Congratulations! You have made an important first step. What I’d say as an 8PQE solicitor is that law as a career is a journey. Everyone on your course will be pretty clever. My advice would be work hard but not too hard! Remember to enjoy other opportunities at uni such as societies & clubs, and don’t forget to take time to care for you. If you get on with your family, make time for them too – don’t become a stranger as they won’t be around forever.

Practically, be organised & take time to really understand what the course requires. How will it be assessed? When? What modules count & how much?

Plan ahead for assessments (use a diary) including time to consolidate your notes, revise and keep in mind (and know about) when deadlines might conflict or converge. No point planning to do that essay the week of 3 exams, etc.

Do the recommended reading – start to think critically about what is interesting. Look for further reading for topics that interest you but be strategic – try to get past papers & look & listen for clues as to what might come up. Like everything, this is all about gaming the system!

Address problem areas – I struggled with equity & trusts but found some podcasts online which helped me. Be an autonomous learner – don’t expect to be spoon fed but go & get the knowledge you want!

Good luck & enjoy it.



dude no one cares about your insights as an “8PQE solicitor”, chances are that you turn documents/comments/emails all day and night and look like an abandoned mcdonalds bag as a result



To get the best grades possible…

Always be well prepared for seminars, you don’t need to know everything verbatim but have it ready to refer to when you’re asked a question.
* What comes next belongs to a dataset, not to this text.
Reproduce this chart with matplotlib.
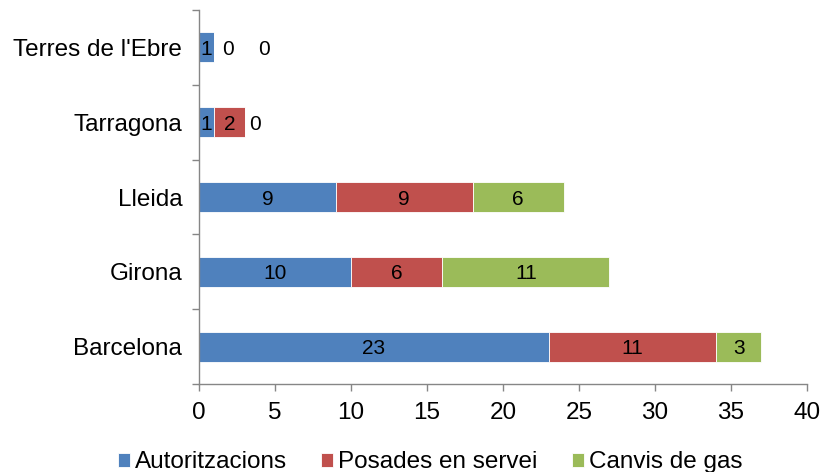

For exams, revise past papers and you’ll see the most common things that crop up in exams. Learn these – this will accelerate your grades massively.

Get to know fellow law students that are in second and third year, especially ones who are doing really well. Ask them for advice. If they aren’t willing to help – ask another! Don’t be put off be one selfish person.

All the best! Ah another tip – if you can do a joint honours (but still an LL.B) then consider it… Why not? You cover relevant areas of law on a training contact or pupillage anyway so don’t worry if you didn’t choose law for the modules that you can choose outside the basic foundations of law that result in an LLB. Doing something different for these modules may make your degree easier, make you stand out on a job application and may make university more interesting (I found law students a bit reserved and held their cards to their chest in relation to other courses – I’m so glad I chose a foreign language for my electives).

All the best!


Fellow student

Contact lawyers of opposite sex on LinkedIn and say “Hey, I came across your profile. You look like a smart and knowledgeable person with much to teach. Would you be interested in a coffee sometimes just to give me some tips and tricks; I can do after work if that suits you better”.
And then agree to meet person in a bar, go back to their place and just go with it. This would be much appreciated. You’ll learn stuff, you’ll get some inside scoops. There’s only positives in this. Thanks.
All of my girlfriends have done this and have learnt so much, and have training contracts everywhere. Super good tip – just try it a few times, the amount of knowledge you’ll get will set you apart at application, interview and will also help you ace your studies, and make you happier in life generally.



For each module, try and see if you can take out a bit of time to also reflect on first principles, i.e. the philosophy behind a rule. Is it principled? Coherent? Does it reflect your beliefs about what the law *should* be? You’ll start writing your essays with a whole paragraph on the premise (good or bad) of a doctrine, which will help to make your arguments more punchy. The reflexive way of approaching exams/essays made a massive difference to my grades and I’m slightly disappointed I only realised the importance of this in my final year! Good luck.